Construction majors are currently experiencing liquidity constraints due to tightening funding norms being employed by institutional financers. The industry is also facing squeezing margins due to increasing commodity prices. Recent trends show that this is primarily due to increase in international prices and are thus unlikely to go down in the near future. Nevertheless, industries based in India producing materials such as cement, steel and glass have shown strong growth of around 10% per annum, indicating sustained demand. Further, availability of skilled labour at key locations is also becoming increasingly challenging for the construction majors.

Financial Performance

INCOME: The total income of the company increased by approx. 8 percent from 52.52 lacs in 2015-16 to 57.00 lacs in 2016-17.

EBITDA: The EBITA of the company increased by approx. 33.19 percent from 3.45 lacs in 2015-16 to 5.16 lacs in 2016-17.

PAT: The profit after tax of the company decreased by 42.75 percent from 2.35 lacs in 2015-16 to 1.64 lacs in 2016-17.

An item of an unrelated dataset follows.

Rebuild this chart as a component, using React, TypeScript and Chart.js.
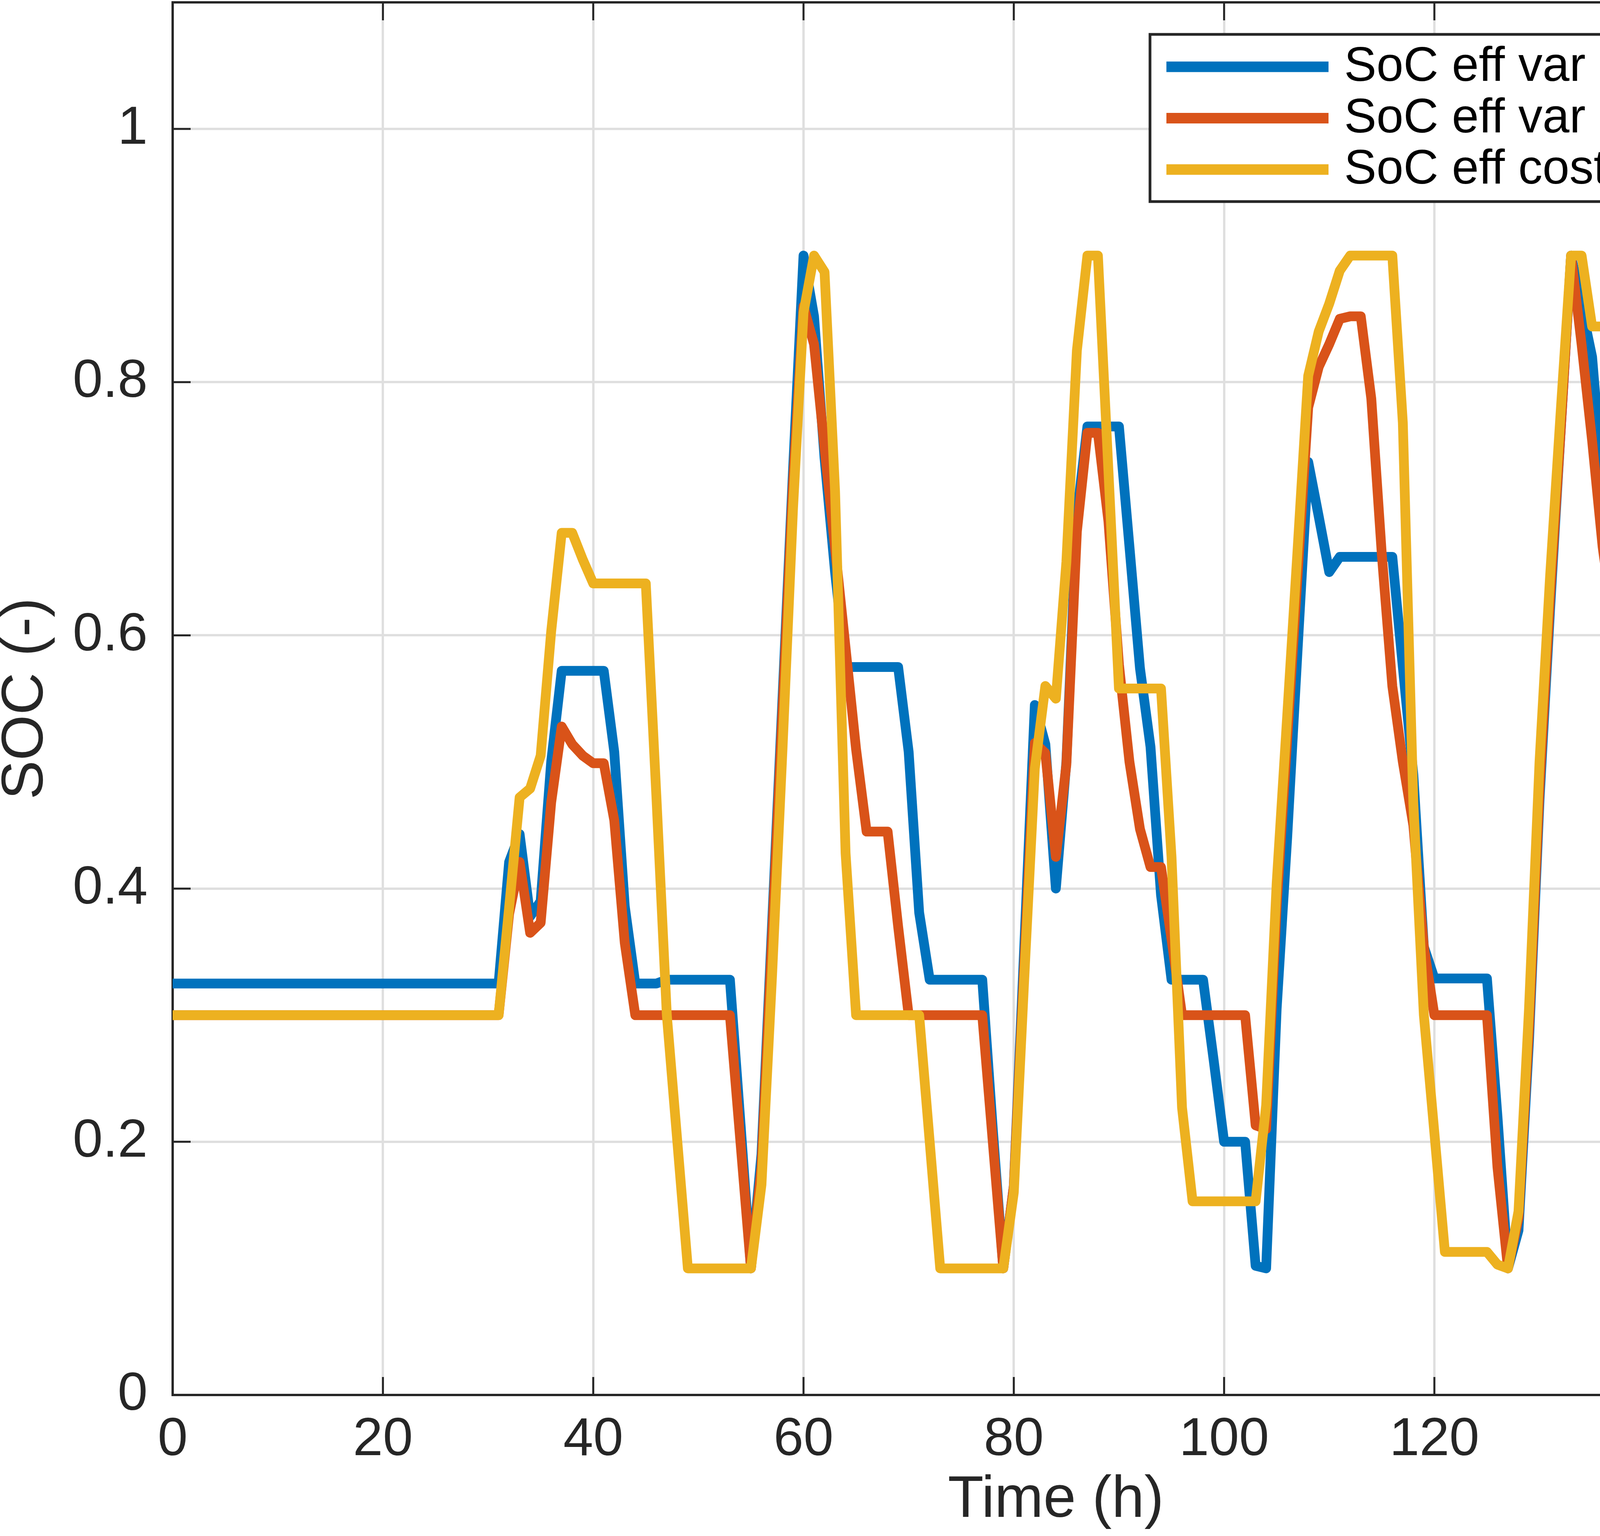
import React, { useEffect, useRef } from "react";
import { Chart, registerables } from "chart.js";

Chart.register(...registerables);

// ---------- data (hourly state of charge, h = 0 … 167) ----------
const SERIES_NAMES = ["SoC eff var + degr", "SoC eff var + no degr", "SoC eff cost + no degr"];
const SERIES_COLORS = ["#0072BD", "#D95319", "#EDB120"];

const SOC_VAR_DEGR = [
  0.325, 0.325, 0.325, 0.325, 0.325, 0.325, 0.325, 0.325, 0.325, 0.325,
  0.325, 0.325, 0.325, 0.325, 0.325, 0.325, 0.325, 0.325, 0.325, 0.325,
  0.325, 0.325, 0.325, 0.325, 0.325, 0.325, 0.325, 0.325, 0.325, 0.325,
  0.325, 0.325, 0.421, 0.443, 0.378, 0.39, 0.5, 0.572, 0.572, 0.572,
  0.572, 0.572, 0.508, 0.386, 0.325, 0.325, 0.325, 0.328, 0.328, 0.328,
  0.328, 0.328, 0.328, 0.328, 0.215, 0.1, 0.19, 0.37, 0.55, 0.73,
  0.9, 0.852, 0.74, 0.65, 0.575, 0.575, 0.575, 0.575, 0.575, 0.575,
  0.508, 0.381, 0.328, 0.328, 0.328, 0.328, 0.328, 0.328, 0.21, 0.1,
  0.165, 0.355, 0.545, 0.514, 0.4, 0.5, 0.695, 0.765, 0.765, 0.765,
  0.765, 0.67, 0.574, 0.512, 0.395, 0.328, 0.328, 0.328, 0.328, 0.265,
  0.2, 0.2, 0.2, 0.102, 0.1, 0.305, 0.44, 0.59, 0.737, 0.694,
  0.65, 0.662, 0.662, 0.662, 0.662, 0.662, 0.662, 0.575, 0.49, 0.354,
  0.329, 0.329, 0.329, 0.329, 0.329, 0.329, 0.22, 0.1, 0.13, 0.28,
  0.47, 0.62, 0.76, 0.9, 0.86, 0.82, 0.72, 0.62, 0.55, 0.4,
  0.332, 0.332, 0.332, 0.332, 0.332, 0.332, 0.332, 0.332, 0.332, 0.332,
  0.332, 0.332, 0.332, 0.332, 0.332, 0.332, 0.332, 0.44, 0.568, 0.596,
  0.52, 0.4, 0.331, 0.331, 0.331, 0.331, 0.331, 0.331,
];

const SOC_VAR_NODEGR = [
  0.3, 0.3, 0.3, 0.3, 0.3, 0.3, 0.3, 0.3, 0.3, 0.3,
  0.3, 0.3, 0.3, 0.3, 0.3, 0.3, 0.3, 0.3, 0.3, 0.3,
  0.3, 0.3, 0.3, 0.3, 0.3, 0.3, 0.3, 0.3, 0.3, 0.3,
  0.3, 0.3, 0.38, 0.421, 0.365, 0.373, 0.468, 0.528, 0.514, 0.505,
  0.499, 0.499, 0.454, 0.357, 0.3, 0.3, 0.3, 0.3, 0.3, 0.3,
  0.3, 0.3, 0.3, 0.3, 0.2, 0.1, 0.18, 0.36, 0.54, 0.72,
  0.86, 0.83, 0.748, 0.669, 0.59, 0.51, 0.445, 0.445, 0.445, 0.37,
  0.3, 0.3, 0.3, 0.3, 0.3, 0.3, 0.3, 0.3, 0.2, 0.1,
  0.165, 0.34, 0.515, 0.507, 0.425, 0.498, 0.682, 0.76, 0.76, 0.69,
  0.577, 0.5, 0.447, 0.417, 0.417, 0.36, 0.3, 0.3, 0.3, 0.3,
  0.3, 0.3, 0.3, 0.213, 0.21, 0.387, 0.518, 0.649, 0.78, 0.812,
  0.83, 0.85, 0.852, 0.852, 0.787, 0.664, 0.56, 0.5, 0.45, 0.354,
  0.3, 0.3, 0.3, 0.3, 0.3, 0.3, 0.18, 0.1, 0.14, 0.29,
  0.48, 0.63, 0.76, 0.9, 0.83, 0.754, 0.67, 0.61, 0.557, 0.557,
  0.5, 0.446, 0.446, 0.37, 0.3, 0.3, 0.3, 0.3, 0.3, 0.3,
  0.3, 0.3, 0.3, 0.3, 0.3, 0.3, 0.3, 0.395, 0.505, 0.541,
  0.541, 0.541, 0.541, 0.488, 0.364, 0.3, 0.3, 0.3,
];

const SOC_COST_NODEGR = [
  0.3, 0.3, 0.3, 0.3, 0.3, 0.3, 0.3, 0.3, 0.3, 0.3,
  0.3, 0.3, 0.3, 0.3, 0.3, 0.3, 0.3, 0.3, 0.3, 0.3,
  0.3, 0.3, 0.3, 0.3, 0.3, 0.3, 0.3, 0.3, 0.3, 0.3,
  0.3, 0.3, 0.385, 0.472, 0.479, 0.505, 0.603, 0.681, 0.681, 0.66,
  0.641, 0.641, 0.641, 0.641, 0.641, 0.641, 0.474, 0.3, 0.2, 0.1,
  0.1, 0.1, 0.1, 0.1, 0.1, 0.1, 0.166, 0.33, 0.51, 0.7,
  0.855, 0.9, 0.887, 0.714, 0.428, 0.3, 0.3, 0.3, 0.3, 0.3,
  0.3, 0.3, 0.2, 0.1, 0.1, 0.1, 0.1, 0.1, 0.1, 0.1,
  0.16, 0.33, 0.495, 0.56, 0.55, 0.658, 0.825, 0.9, 0.9, 0.73,
  0.558, 0.558, 0.558, 0.558, 0.558, 0.425, 0.227, 0.153, 0.153, 0.153,
  0.153, 0.153, 0.153, 0.153, 0.229, 0.404, 0.536, 0.669, 0.805, 0.84,
  0.862, 0.888, 0.9, 0.9, 0.9, 0.9, 0.9, 0.768, 0.467, 0.3,
  0.207, 0.113, 0.113, 0.113, 0.113, 0.113, 0.103, 0.1, 0.145, 0.305,
  0.5, 0.646, 0.775, 0.9, 0.9, 0.844, 0.844, 0.844, 0.844, 0.741,
  0.468, 0.3, 0.3, 0.3, 0.3, 0.3, 0.3, 0.3, 0.3, 0.3,
  0.3, 0.3, 0.3, 0.3, 0.302, 0.305, 0.305, 0.398, 0.521, 0.549,
  0.549, 0.549, 0.549, 0.549, 0.549, 0.425, 0.3, 0.3,
];

const HOURS = SOC_VAR_DEGR.map((_, i) => i);

const X_TICK_STEP = 20;
const X_MIN = 0;
const X_MAX = 168;
const Y_TICK_STEP = 0.2;
const Y_MIN = 0;
const Y_MAX = 1.1;

const X_TITLE = "Time (h)";
const Y_TITLE = "SOC (-)";

// ---------- styling ----------
const W = 4968;
const H = 3932;
const FONT = '"Liberation Sans", Arial, Helvetica, sans-serif';
const AXIS_COLOR = "#262626";
const GRID_COLOR = "#dfdfdf";
const LINE_W = 25;

const boxPlugin = {
  id: "matlabBox",
  beforeDatasetsDraw(chart: any) {
    const { ctx, chartArea, scales } = chart;
    const { left, right, top, bottom } = chartArea;
    ctx.save();
    ctx.strokeStyle = AXIS_COLOR;
    ctx.lineWidth = 5;
    const tl = 46;
    scales.x.ticks.forEach((t: any) => {
      const px = scales.x.getPixelForValue(t.value);
      ctx.beginPath();
      ctx.moveTo(px, bottom);
      ctx.lineTo(px, bottom - tl);
      ctx.moveTo(px, top);
      ctx.lineTo(px, top + tl);
      ctx.stroke();
    });
    scales.y.ticks.forEach((t: any) => {
      const py = scales.y.getPixelForValue(t.value);
      ctx.beginPath();
      ctx.moveTo(left, py);
      ctx.lineTo(left + tl, py);
      ctx.moveTo(right, py);
      ctx.lineTo(right - tl, py);
      ctx.stroke();
    });
    ctx.lineWidth = 6;
    ctx.strokeRect(left, top, right - left, bottom - top);
    ctx.restore();
  },
};

const legendPlugin = {
  id: "matlabLegend",
  afterDatasetsDraw(chart: any) {
    const { ctx, chartArea } = chart;
    const bx0 = chartArea.right - 2020;
    const bx1 = chartArea.right - 243;
    const by0 = chartArea.top + 82;
    const by1 = chartArea.top + 510;
    ctx.save();
    ctx.fillStyle = "#ffffff";
    ctx.fillRect(bx0, by0, bx1 - bx0, by1 - by0);
    ctx.strokeStyle = AXIS_COLOR;
    ctx.lineWidth = 7;
    ctx.strokeRect(bx0, by0, bx1 - bx0, by1 - by0);
    ctx.font = `124px ${FONT}`;
    ctx.textBaseline = "alphabetic";
    ctx.textAlign = "left";
    SERIES_NAMES.forEach((name, i) => {
      const cy = by0 + 83 + i * 131.5;
      ctx.strokeStyle = SERIES_COLORS[i];
      ctx.lineWidth = LINE_W + 2;
      ctx.lineCap = "butt";
      ctx.beginPath();
      ctx.moveTo(bx0 + 42, cy);
      ctx.lineTo(bx0 + 457, cy);
      ctx.stroke();
      ctx.fillStyle = "#000000";
      ctx.fillText(name, bx0 + 497, cy + 36);
    });
    ctx.restore();
  },
};

const formatTick = (v: number | string) => {
  const n = Math.round(Number(v) * 1000) / 1000;
  return String(n);
};

export default function App() {
  const canvasRef = useRef<HTMLCanvasElement | null>(null);

  useEffect(() => {
    document.body.style.margin = "0";
    document.body.style.overflow = "hidden";
    const canvas = canvasRef.current;
    if (!canvas) return;

    const series = [SOC_VAR_DEGR, SOC_VAR_NODEGR, SOC_COST_NODEGR];
    const drawOrder = [2, 1, 0];

    const chart = new Chart(canvas, {
      type: "line",
      data: {
        datasets: series.map((vals, i) => ({
          label: SERIES_NAMES[i],
          data: vals.map((v, k) => ({ x: HOURS[k], y: v })),
          borderColor: SERIES_COLORS[i],
          backgroundColor: SERIES_COLORS[i],
          borderWidth: LINE_W,
          borderJoinStyle: "round" as const,
          borderCapStyle: "butt" as const,
          pointRadius: 0,
          tension: 0,
          fill: false,
          order: drawOrder[i],
        })),
      },
      options: {
        responsive: false,
        animation: false,
        devicePixelRatio: 1,
        layout: { padding: { top: 6, right: 4, bottom: 0, left: 0 } },
        plugins: {
          legend: { display: false },
          tooltip: { enabled: false },
        },
        scales: {
          x: {
            type: "linear",
            min: X_MIN,
            max: X_MAX,
            afterFit: (s: any) => {
              s.height = 361;
              s.paddingLeft = 0;
              s.paddingRight = 0;
              s.paddingTop = 0;
              s.paddingBottom = 0;
            },
            ticks: {
              stepSize: X_TICK_STEP,
              includeBounds: false,
              autoSkip: false,
              maxRotation: 0,
              padding: 33,
              color: AXIS_COLOR,
              font: { family: FONT, size: 138 },
              callback: formatTick,
            },
            grid: { color: GRID_COLOR, lineWidth: 6, drawTicks: false },
            border: { display: false },
            title: {
              display: true,
              text: X_TITLE,
              color: AXIS_COLOR,
              font: { family: FONT, size: 150, lineHeight: 1.2 },
              padding: 0,
            },
          },
          y: {
            type: "linear",
            min: Y_MIN,
            max: Y_MAX,
            afterFit: (s: any) => {
              s.width = 442;
              s.paddingTop = 0;
              s.paddingBottom = 0;
              s.paddingLeft = 0;
              s.paddingRight = 0;
            },
            ticks: {
              stepSize: Y_TICK_STEP,
              includeBounds: false,
              padding: 64,
              color: AXIS_COLOR,
              font: { family: FONT, size: 138 },
              callback: formatTick,
            },
            grid: { color: GRID_COLOR, lineWidth: 6, drawTicks: false },
            border: { display: false },
            title: {
              display: true,
              text: Y_TITLE,
              color: AXIS_COLOR,
              font: { family: FONT, size: 150, lineHeight: 0.9 },
              padding: 0,
            },
          },
        },
      },
      plugins: [boxPlugin, legendPlugin],
    } as any);

    return () => {
      chart.destroy();
    };
  }, []);

  return (
    <canvas
      ref={canvasRef}
      width={W}
      height={H}
      style={{ display: "block", width: `${W}px`, height: `${H}px` }}
    />
  );
}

Segment wise Performance and reporting

The Company is engaged in construction, hence the segment wise reporting is not applicable. Financial Performance of the Company for the year under review has already covered under the Directors’ Report.

Cautionary Statement

Statements in this report describing the Company’s objectives, estimates and expectations may constitute "forward looking statements" within the meaning of applicable laws and regulations. Because such statements deal with future events, they are subject to various risks and uncertainties and company’s expectation actual results for fiscal years as shown above could differ materially from company’s current expectation. The Company undertakes no obligation to revise or update forward - looking statements as a result of new information since, these statements may no longer be accurate or timely.